When my grandmother was a girl in Depression-era Ferndale, she was taught to shun the newly-arrived Portuguese immigrants. They were, she was told, "not white" and "not from around here." A century later, the passage of time has smoothed the bite of this. Ferndale institutions are proudly peppered with Portuguese last names. Every May, the community gathers to celebrate the Festival of the Holy Ghost. Ferndale proves in miniature what sociologists write large on American history — that communities are strengthened rather than dissolved by immigration and inclusion.
We have had Bulgarian and Polish neighbors in Honeydew for almost 20 years. I have yet to see proof that they're exploiting the Green Rush with more rapacity than the Colombians, the Floridians, the New Jersey-ites, the Los Angelenos, the Mexicans, than any other group of "outsiders" that arrive every day. And they're not doing anything different than the good ol' boys have been doing for years. You know the good ol' boys I'm talking about: my cousins, your sons, our neighbors. Probably a few third-generation Portuguese families, too. Taking the long view of history, those Bulgarians may well be good ol' boys in a few generations, the children of hard-working immigrant entrepreneurs who had the vision to get in on the ground floor of the pot economy.
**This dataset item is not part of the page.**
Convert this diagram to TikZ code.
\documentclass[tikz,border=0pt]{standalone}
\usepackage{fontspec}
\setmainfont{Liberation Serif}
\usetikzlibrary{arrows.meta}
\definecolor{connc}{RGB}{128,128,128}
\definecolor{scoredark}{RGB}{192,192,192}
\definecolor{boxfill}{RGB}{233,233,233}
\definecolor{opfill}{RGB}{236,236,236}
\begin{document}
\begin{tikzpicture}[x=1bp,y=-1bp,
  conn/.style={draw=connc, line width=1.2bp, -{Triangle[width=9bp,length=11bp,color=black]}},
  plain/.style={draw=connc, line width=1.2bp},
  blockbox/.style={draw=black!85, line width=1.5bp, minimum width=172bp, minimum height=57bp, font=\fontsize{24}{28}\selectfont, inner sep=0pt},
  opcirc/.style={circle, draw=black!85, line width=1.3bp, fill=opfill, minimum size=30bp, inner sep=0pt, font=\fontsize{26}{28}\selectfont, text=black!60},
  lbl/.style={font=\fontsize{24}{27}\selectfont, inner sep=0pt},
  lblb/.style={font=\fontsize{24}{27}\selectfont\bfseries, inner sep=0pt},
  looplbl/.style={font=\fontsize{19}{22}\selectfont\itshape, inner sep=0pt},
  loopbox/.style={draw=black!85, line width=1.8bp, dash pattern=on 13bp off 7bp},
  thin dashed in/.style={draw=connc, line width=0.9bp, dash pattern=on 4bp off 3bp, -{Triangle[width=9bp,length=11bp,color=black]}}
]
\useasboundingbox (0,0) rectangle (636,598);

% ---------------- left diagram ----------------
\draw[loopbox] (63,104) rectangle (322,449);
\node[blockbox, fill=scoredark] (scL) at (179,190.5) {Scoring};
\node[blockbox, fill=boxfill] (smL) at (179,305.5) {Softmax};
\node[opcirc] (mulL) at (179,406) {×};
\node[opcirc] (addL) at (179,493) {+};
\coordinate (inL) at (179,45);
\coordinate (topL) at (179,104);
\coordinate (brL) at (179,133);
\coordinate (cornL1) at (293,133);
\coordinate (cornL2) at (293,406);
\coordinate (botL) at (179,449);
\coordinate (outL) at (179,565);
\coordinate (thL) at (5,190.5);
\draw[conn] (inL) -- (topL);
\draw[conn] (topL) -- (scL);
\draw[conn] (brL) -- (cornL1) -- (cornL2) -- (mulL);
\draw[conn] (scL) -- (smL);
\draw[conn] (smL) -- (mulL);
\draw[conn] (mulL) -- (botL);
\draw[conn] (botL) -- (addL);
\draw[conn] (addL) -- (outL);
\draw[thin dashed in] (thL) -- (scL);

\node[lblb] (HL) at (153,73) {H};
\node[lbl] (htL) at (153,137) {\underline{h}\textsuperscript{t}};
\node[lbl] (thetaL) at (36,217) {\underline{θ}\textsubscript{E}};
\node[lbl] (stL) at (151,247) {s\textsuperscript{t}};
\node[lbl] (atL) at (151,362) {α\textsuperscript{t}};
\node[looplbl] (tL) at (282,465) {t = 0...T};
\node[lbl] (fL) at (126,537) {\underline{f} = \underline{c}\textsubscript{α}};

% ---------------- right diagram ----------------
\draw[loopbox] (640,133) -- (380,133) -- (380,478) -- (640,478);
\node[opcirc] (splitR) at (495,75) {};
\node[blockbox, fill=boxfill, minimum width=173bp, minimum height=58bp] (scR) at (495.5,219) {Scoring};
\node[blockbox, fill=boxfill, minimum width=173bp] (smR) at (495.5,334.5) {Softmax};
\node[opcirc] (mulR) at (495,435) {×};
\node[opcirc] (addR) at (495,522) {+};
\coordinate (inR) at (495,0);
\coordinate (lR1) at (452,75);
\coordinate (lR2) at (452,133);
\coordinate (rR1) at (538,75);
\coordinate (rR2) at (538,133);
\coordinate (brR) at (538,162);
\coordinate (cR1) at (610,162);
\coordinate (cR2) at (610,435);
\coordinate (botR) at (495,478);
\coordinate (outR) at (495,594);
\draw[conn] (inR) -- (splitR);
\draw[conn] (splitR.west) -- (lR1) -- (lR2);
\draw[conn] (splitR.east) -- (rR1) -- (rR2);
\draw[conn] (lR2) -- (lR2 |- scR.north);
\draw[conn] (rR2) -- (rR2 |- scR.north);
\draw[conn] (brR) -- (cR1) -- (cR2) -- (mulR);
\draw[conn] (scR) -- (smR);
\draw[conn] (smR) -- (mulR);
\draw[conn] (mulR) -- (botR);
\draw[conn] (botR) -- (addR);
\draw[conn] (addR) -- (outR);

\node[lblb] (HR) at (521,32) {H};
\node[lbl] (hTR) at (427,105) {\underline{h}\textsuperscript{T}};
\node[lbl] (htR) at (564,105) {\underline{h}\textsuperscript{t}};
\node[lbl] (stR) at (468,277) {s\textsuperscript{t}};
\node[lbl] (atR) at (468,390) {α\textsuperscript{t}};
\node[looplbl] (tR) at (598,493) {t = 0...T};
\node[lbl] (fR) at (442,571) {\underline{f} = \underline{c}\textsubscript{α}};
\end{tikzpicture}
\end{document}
Granted, the pot economy is not pretty, but neither was the gold rush, nor the timber rush. There are lots of problems in the weed industry, but the main problem isn't the who, but the what. Time spent pointing fingers at the people who talk and look different than us is time wasted. Time spent actually getting to know your neighbors, convincing them to drive a little slower or showing them how to store water, is incremental work, but it's ultimately more productive. And if you have proof that Eastern Europeans specifically are eroding our culture and landscape, for goodness sakes, bring it to me. But don't cry "Bulgarians!" as a shorthand for your fear and insecurity.
A few weeks ago I ran into a neighbor who had read my article on mixed-light grows and light pollution. He liked it! He agreed with me! It was thrilling, to be honest, and now he says there's at least one less greenhouse blurring the night sky in the Mattole. But his buddy the next ridge over had dismissed it at a glance.
"She's not even from around here," he said.
Editor's note: In the interest of full disclosure, Linda Stansberry has had Bulgarian neighbors since the 1990s and in the past happily accepted gifts from them. Specifically, one of them gave her a Walkman for her 10th birthday, back when a Walkman was expensive and pot was much more illegal than it is now. Make of that what you will.